- _Directions_
Reproduce the listing below exactly, beginning with its first line and ending with the line that holds "const g = svg.append('g');"; pictures are not part of the copy.

- _Given material_
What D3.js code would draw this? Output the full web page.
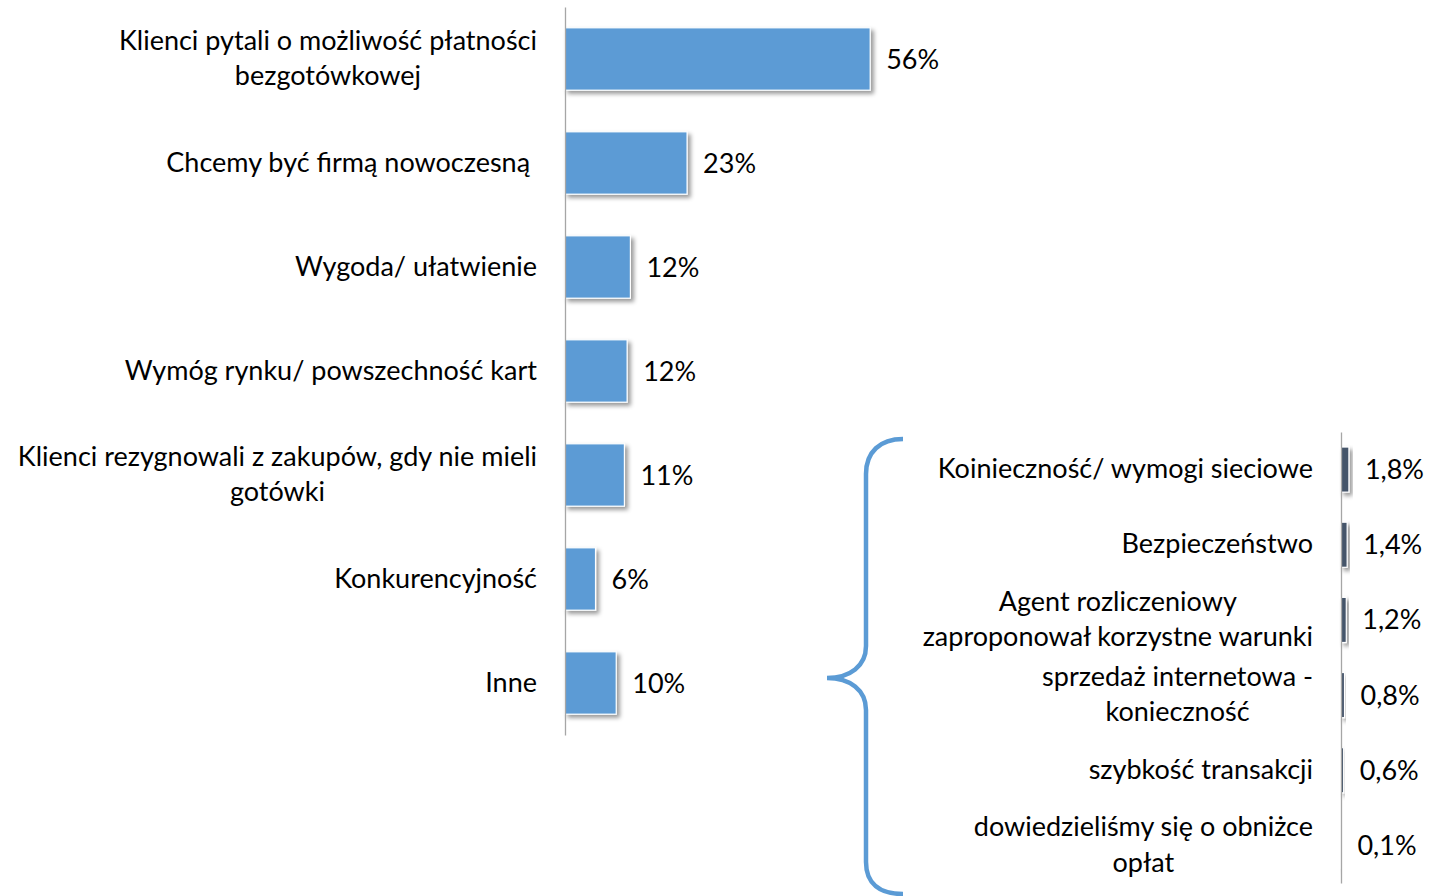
<!DOCTYPE html>
<html>
<head>
<meta charset="utf-8">
<script src="https://cdn.jsdelivr.net/npm/d3@7"></script>
<style>
    body { margin: 0; background: #fff; }
    svg { display: block; }
    text { font-family: Lato, "Open Sans", sans-serif; fill: #000; white-space: pre; }
    .axis path { stroke: #a6a6a6; stroke-width: 1.3; }
</style>
</head>
<body>
<svg id="chart"></svg>
<script>
// Main reasons (bars, labels as printed)
const mainCategories = [
    ["Klienci pytali o możliwość płatności", "bezgotówkowej"],
    ["Chcemy być firmą nowoczesną "],
    ["Wygoda/ ułatwienie"],
    ["Wymóg rynku/ powszechność kart"],
    ["Klienci rezygnowali z zakupów, gdy nie mieli", "gotówki"],
    ["Konkurencyjność"],
    ["Inne"]
];
const mainValues = [56, 22.4, 12, 11.4, 10.9, 5.6, 9.4];
const mainLabels = ["56%", "23%", "12%", "12%", "11%", "6%", "10%"];

// Breakdown of "Inne"
const otherCategories = [
    ["Koinieczność/ wymogi sieciowe"],
    ["Bezpieczeństwo"],
    ["Agent rozliczeniowy", "zaproponował korzystne warunki"],
    ["sprzedaż internetowa -", "konieczność"],
    ["szybkość transakcji"],
    ["dowiedzieliśmy się o obniżce", "opłat"]
];
const otherValues = [1.8, 1.4, 1.2, 0.8, 0.6, 0.1];
const otherLabels = ["1,8%", "1,4%", "1,2%", "0,8%", "0,6%", "0,1%"];

const width = 1430, height = 896;
const fontSize = 27, lineHeight = 35.5;

const svg = d3.select('#chart')
    .attr('width', width)
    .attr('height', height);

// soft shadow like the office chart
const filter = svg.append('defs').append('filter')
    .attr('id', 'shadow')
    .attr('x', '-20%').attr('y', '-20%')
    .attr('width', '160%').attr('height', '160%');
filter.append('feDropShadow')
    .attr('dx', 3).attr('dy', 3)
    .attr('stdDeviation', 2.2)
    .attr('flood-color', '#000')
    .attr('flood-opacity', 0.4);

function drawBars(cfg) {
    const idx = cfg.categories.map((d, i) => i);

    const yScale = d3.scaleBand()
        .domain(idx)
        .range(cfg.yRange)
        .paddingInner(0.4)
        .paddingOuter(0.2);

    const xScale = d3.scaleLinear()
        .domain([0, 100])
        .range([cfg.x0, cfg.x0 + cfg.pxPer100]);

    const g = svg.append('g');

    g.selectAll('.bar')
        .data(idx)
        .join('rect')
        .attr('class', 'bar')
        .attr('x', xScale(0))
        .attr('y', i => yScale(i))
        .attr('width', i => xScale(cfg.values[i]) - xScale(0))
        .attr('height', yScale.bandwidth())
        .attr('fill', cfg.color)
        .attr('stroke', '#fff')
        .attr('stroke-width', 1.2)
        .attr('filter', 'url(#shadow)');

    // axis line only
    const yAxis = d3.axisLeft(yScale).tickSize(0).tickSizeOuter(0).tickFormat('');
    g.append('g')
        .attr('class', 'axis')
        .attr('transform', `translate(${cfg.x0},0)`)
        .call(yAxis)
        .call(a => a.selectAll('.tick').remove());

    // value labels
    g.selectAll('.value')
        .data(idx)
        .join('text')
        .attr('class', 'value')
        .attr('x', i => xScale(cfg.values[i]) + 16)
        .attr('y', i => yScale(i) + yScale.bandwidth() / 2 - 1)
        .attr('dominant-baseline', 'central')
        .style('font-size', fontSize + 'px')
        .text(i => cfg.labels[i]);

    // category labels: block right-aligned, lines centered inside the block
    idx.forEach(i => {
        const lines = cfg.categories[i];
        const cy = yScale(i) + yScale.bandwidth() / 2 - 2;
        const label = g.append('g');
        const texts = label.selectAll('text')
            .data(lines)
            .join('text')
            .attr('y', (d, j) => cy + (j - (lines.length - 1) / 2) * lineHeight)
            .attr('dominant-baseline', 'central')
            .attr('text-anchor', 'middle')
            .style('font-size', fontSize + 'px')
            .text(d => d);
        const blockW = d3.max(texts.nodes(), n => n.getComputedTextLength());
        texts.attr('x', cfg.labelRight - blockW / 2);
    });
}

drawBars({
    categories: mainCategories,
    values: mainValues,
    labels: mainLabels,
    yRange: [7, 735],
    x0: 565,
    pxPer100: 545,
    labelRight: 537,
    color: '#5b9bd5'
});

drawBars({
    categories: otherCategories,
    values: otherValues,
    labels: otherLabels,
    yRange: [432, 883],
    x0: 1341,
    pxPer100: 440,
    labelRight: 1313,
    color: '#44546a'
});

// curly brace grouping the breakdown with "Inne"
const brace = d3.path();
brace.moveTo(903, 439);
brace.bezierCurveTo(880, 439, 866, 452, 866, 474);
brace.lineTo(866, 646);
brace.bezierCurveTo(866, 666, 850, 678, 827, 678);
brace.bezierCurveTo(850, 678, 866, 690, 866, 710);
brace.lineTo(866, 862);
brace.bezierCurveTo(866, 884, 880, 894, 903, 894);

svg.append('path')
    .attr('d', brace.toString())
    .attr('fill', 'none')
    .attr('stroke', '#5b9bd5')
    .attr('stroke-width', 4.5);
</script>
</body>
</html>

- _Written answer_
What D3.js code would draw this? Output the full web page.
<!DOCTYPE html>
<html>
<head>
<meta charset="utf-8">
<script src="https://cdn.jsdelivr.net/npm/d3@7"></script>
<style>
    body { margin: 0; background: #fff; }
    svg { display: block; }
    text { font-family: Lato, "Open Sans", sans-serif; fill: #000; white-space: pre; }
    .axis path { stroke: #a6a6a6; stroke-width: 1.3; }
</style>
</head>
<body>
<svg id="chart"></svg>
<script>
// Main reasons (bars, labels as printed)
const mainCategories = [
    ["Klienci pytali o możliwość płatności", "bezgotówkowej"],
    ["Chcemy być firmą nowoczesną "],
    ["Wygoda/ ułatwienie"],
    ["Wymóg rynku/ powszechność kart"],
    ["Klienci rezygnowali z zakupów, gdy nie mieli", "gotówki"],
    ["Konkurencyjność"],
    ["Inne"]
];
const mainValues = [56, 22.4, 12, 11.4, 10.9, 5.6, 9.4];
const mainLabels = ["56%", "23%", "12%", "12%", "11%", "6%", "10%"];

// Breakdown of "Inne"
const otherCategories = [
    ["Koinieczność/ wymogi sieciowe"],
    ["Bezpieczeństwo"],
    ["Agent rozliczeniowy", "zaproponował korzystne warunki"],
    ["sprzedaż internetowa -", "konieczność"],
    ["szybkość transakcji"],
    ["dowiedzieliśmy się o obniżce", "opłat"]
];
const otherValues = [1.8, 1.4, 1.2, 0.8, 0.6, 0.1];
const otherLabels = ["1,8%", "1,4%", "1,2%", "0,8%", "0,6%", "0,1%"];

const width = 1430, height = 896;
const fontSize = 27, lineHeight = 35.5;

const svg = d3.select('#chart')
    .attr('width', width)
    .attr('height', height);

// soft shadow like the office chart
const filter = svg.append('defs').append('filter')
    .attr('id', 'shadow')
    .attr('x', '-20%').attr('y', '-20%')
    .attr('width', '160%').attr('height', '160%');
filter.append('feDropShadow')
    .attr('dx', 3).attr('dy', 3)
    .attr('stdDeviation', 2.2)
    .attr('flood-color', '#000')
    .attr('flood-opacity', 0.4);

function drawBars(cfg) {
    const idx = cfg.categories.map((d, i) => i);

    const yScale = d3.scaleBand()
        .domain(idx)
        .range(cfg.yRange)
        .paddingInner(0.4)
        .paddingOuter(0.2);

    const xScale = d3.scaleLinear()
        .domain([0, 100])
        .range([cfg.x0, cfg.x0 + cfg.pxPer100]);

    const g = svg.append('g');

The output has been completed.